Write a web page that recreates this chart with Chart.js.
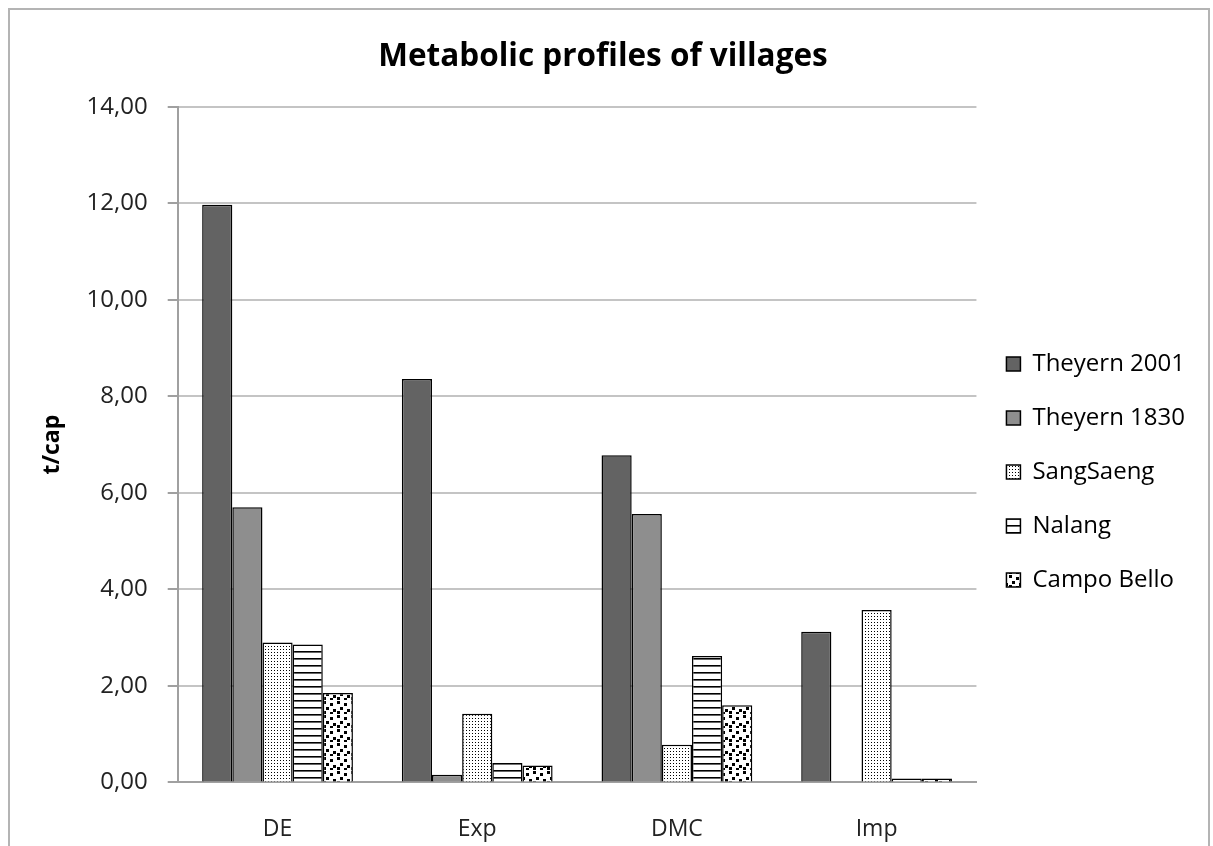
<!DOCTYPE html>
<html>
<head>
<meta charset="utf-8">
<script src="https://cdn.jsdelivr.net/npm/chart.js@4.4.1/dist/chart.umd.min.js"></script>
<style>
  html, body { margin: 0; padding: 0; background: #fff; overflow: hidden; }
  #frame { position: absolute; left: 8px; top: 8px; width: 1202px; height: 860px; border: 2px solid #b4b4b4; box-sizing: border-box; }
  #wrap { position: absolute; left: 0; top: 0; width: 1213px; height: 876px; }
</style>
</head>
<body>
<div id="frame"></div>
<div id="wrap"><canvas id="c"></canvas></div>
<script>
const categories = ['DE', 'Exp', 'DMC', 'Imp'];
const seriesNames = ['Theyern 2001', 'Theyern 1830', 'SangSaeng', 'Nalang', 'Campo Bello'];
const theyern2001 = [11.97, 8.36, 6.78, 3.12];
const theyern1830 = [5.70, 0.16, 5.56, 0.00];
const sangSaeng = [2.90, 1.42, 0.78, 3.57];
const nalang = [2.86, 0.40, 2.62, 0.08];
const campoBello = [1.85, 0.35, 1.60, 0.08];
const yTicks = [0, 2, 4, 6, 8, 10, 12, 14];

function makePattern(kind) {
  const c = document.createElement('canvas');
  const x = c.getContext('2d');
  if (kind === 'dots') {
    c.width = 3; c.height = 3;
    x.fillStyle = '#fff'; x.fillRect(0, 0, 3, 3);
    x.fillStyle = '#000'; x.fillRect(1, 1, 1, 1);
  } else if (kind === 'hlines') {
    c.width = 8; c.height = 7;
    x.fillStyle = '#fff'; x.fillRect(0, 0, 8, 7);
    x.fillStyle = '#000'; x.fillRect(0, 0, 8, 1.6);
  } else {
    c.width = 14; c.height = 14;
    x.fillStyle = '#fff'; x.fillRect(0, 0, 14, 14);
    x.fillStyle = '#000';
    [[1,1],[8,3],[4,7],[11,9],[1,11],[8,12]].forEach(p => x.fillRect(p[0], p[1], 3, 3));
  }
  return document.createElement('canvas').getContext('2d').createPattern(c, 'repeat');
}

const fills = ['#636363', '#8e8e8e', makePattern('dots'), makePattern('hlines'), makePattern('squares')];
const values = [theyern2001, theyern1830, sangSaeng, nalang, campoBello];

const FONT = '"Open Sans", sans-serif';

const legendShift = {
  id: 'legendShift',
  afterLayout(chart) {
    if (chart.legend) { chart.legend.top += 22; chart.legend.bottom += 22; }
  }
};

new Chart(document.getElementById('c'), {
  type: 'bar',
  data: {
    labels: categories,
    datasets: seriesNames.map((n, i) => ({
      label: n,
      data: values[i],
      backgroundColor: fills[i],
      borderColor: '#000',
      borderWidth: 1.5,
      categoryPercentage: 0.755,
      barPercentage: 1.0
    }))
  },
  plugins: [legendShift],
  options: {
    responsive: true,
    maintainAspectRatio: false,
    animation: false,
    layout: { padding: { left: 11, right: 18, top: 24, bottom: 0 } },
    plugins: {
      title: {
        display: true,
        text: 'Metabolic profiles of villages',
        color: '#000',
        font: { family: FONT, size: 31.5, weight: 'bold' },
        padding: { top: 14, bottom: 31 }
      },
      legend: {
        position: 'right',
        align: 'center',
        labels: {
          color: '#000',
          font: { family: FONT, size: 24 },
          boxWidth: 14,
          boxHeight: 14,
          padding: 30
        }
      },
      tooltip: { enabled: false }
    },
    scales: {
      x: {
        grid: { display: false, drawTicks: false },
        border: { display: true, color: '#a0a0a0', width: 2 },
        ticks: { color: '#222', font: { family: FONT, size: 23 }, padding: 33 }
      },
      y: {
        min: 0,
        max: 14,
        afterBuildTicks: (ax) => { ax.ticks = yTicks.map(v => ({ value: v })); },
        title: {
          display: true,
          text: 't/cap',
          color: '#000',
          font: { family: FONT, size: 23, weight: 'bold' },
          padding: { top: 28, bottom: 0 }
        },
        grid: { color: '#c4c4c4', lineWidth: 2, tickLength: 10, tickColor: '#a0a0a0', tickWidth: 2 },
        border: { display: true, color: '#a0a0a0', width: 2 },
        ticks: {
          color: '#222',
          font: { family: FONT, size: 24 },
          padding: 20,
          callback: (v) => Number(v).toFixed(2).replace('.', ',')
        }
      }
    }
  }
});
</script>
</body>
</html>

● **What is needed**
Reproduce the data word for word, excluding its pictures.

● **Answer to this task**
Write a web page that recreates this chart with Chart.js.
<!DOCTYPE html>
<html>
<head>
<meta charset="utf-8">
<script src="https://cdn.jsdelivr.net/npm/chart.js@4.4.1/dist/chart.umd.min.js"></script>
<style>
  html, body { margin: 0; padding: 0; background: #fff; overflow: hidden; }
  #frame { position: absolute; left: 8px; top: 8px; width: 1202px; height: 860px; border: 2px solid #b4b4b4; box-sizing: border-box; }
  #wrap { position: absolute; left: 0; top: 0; width: 1213px; height: 876px; }
</style>
</head>
<body>
<div id="frame"></div>
<div id="wrap"><canvas id="c"></canvas></div>
<script>
const categories = ['DE', 'Exp', 'DMC', 'Imp'];
const seriesNames = ['Theyern 2001', 'Theyern 1830', 'SangSaeng', 'Nalang', 'Campo Bello'];
const theyern2001 = [11.97, 8.36, 6.78, 3.12];
const theyern1830 = [5.70, 0.16, 5.56, 0.00];
const sangSaeng = [2.90, 1.42, 0.78, 3.57];
const nalang = [2.86, 0.40, 2.62, 0.08];
const campoBello = [1.85, 0.35, 1.60, 0.08];
const yTicks = [0, 2, 4, 6, 8, 10, 12, 14];

function makePattern(kind) {
  const c = document.createElement('canvas');
  const x = c.getContext('2d');
  if (kind === 'dots') {
    c.width = 3; c.height = 3;
    x.fillStyle = '#fff'; x.fillRect(0, 0, 3, 3);
    x.fillStyle = '#000'; x.fillRect(1, 1, 1, 1);
  } else if (kind === 'hlines') {
    c.width = 8; c.height = 7;
    x.fillStyle = '#fff'; x.fillRect(0, 0, 8, 7);
    x.fillStyle = '#000'; x.fillRect(0, 0, 8, 1.6);
  } else {
    c.width = 14; c.height = 14;
    x.fillStyle = '#fff'; x.fillRect(0, 0, 14, 14);
    x.fillStyle = '#000';
    [[1,1],[8,3],[4,7],[11,9],[1,11],[8,12]].forEach(p => x.fillRect(p[0], p[1], 3, 3));
  }
  return document.createElement('canvas').getContext('2d').createPattern(c, 'repeat');
}

const fills = ['#636363', '#8e8e8e', makePattern('dots'), makePattern('hlines'), makePattern('squares')];
const values = [theyern2001, theyern1830, sangSaeng, nalang, campoBello];

const FONT = '"Open Sans", sans-serif';

const legendShift = {
  id: 'legendShift',
  afterLayout(chart) {
    if (chart.legend) { chart.legend.top += 22; chart.legend.bottom += 22; }
  }
};

new Chart(document.getElementById('c'), {
  type: 'bar',
  data: {
    labels: categories,
    datasets: seriesNames.map((n, i) => ({
      label: n,
      data: values[i],
      backgroundColor: fills[i],
      borderColor: '#000',
      borderWidth: 1.5,
      categoryPercentage: 0.755,
      barPercentage: 1.0
    }))
  },
  plugins: [legendShift],
  options: {
    responsive: true,
    maintainAspectRatio: false,
    animation: false,
    layout: { padding: { left: 11, right: 18, top: 24, bottom: 0 } },
    plugins: {
      title: {
        display: true,
        text: 'Metabolic profiles of villages',
        color: '#000',
        font: { family: FONT, size: 31.5, weight: 'bold' },
        padding: { top: 14, bottom: 31 }
      },
      legend: {
        position: 'right',
        align: 'center',
        labels: {
          color: '#000',
          font: { family: FONT, size: 24 },
          boxWidth: 14,
          boxHeight: 14,
          padding: 30
        }
      },
      tooltip: { enabled: false }
    },
    scales: {
      x: {
        grid: { display: false, drawTicks: false },
        border: { display: true, color: '#a0a0a0', width: 2 },
        ticks: { color: '#222', font: { family: FONT, size: 23 }, padding: 33 }
      },
      y: {
        min: 0,
        max: 14,
        afterBuildTicks: (ax) => { ax.ticks = yTicks.map(v => ({ value: v })); },
        title: {
          display: true,
          text: 't/cap',
          color: '#000',
          font: { family: FONT, size: 23, weight: 'bold' },
          padding: { top: 28, bottom: 0 }
        },
        grid: { color: '#c4c4c4', lineWidth: 2, tickLength: 10, tickColor: '#a0a0a0', tickWidth: 2 },
        border: { display: true, color: '#a0a0a0', width: 2 },
        ticks: {
          color: '#222',
          font: { family: FONT, size: 24 },
          padding: 20,
          callback: (v) => Number(v).toFixed(2).replace('.', ',')
        }
      }
    }
  }
});
</script>
</body>
</html>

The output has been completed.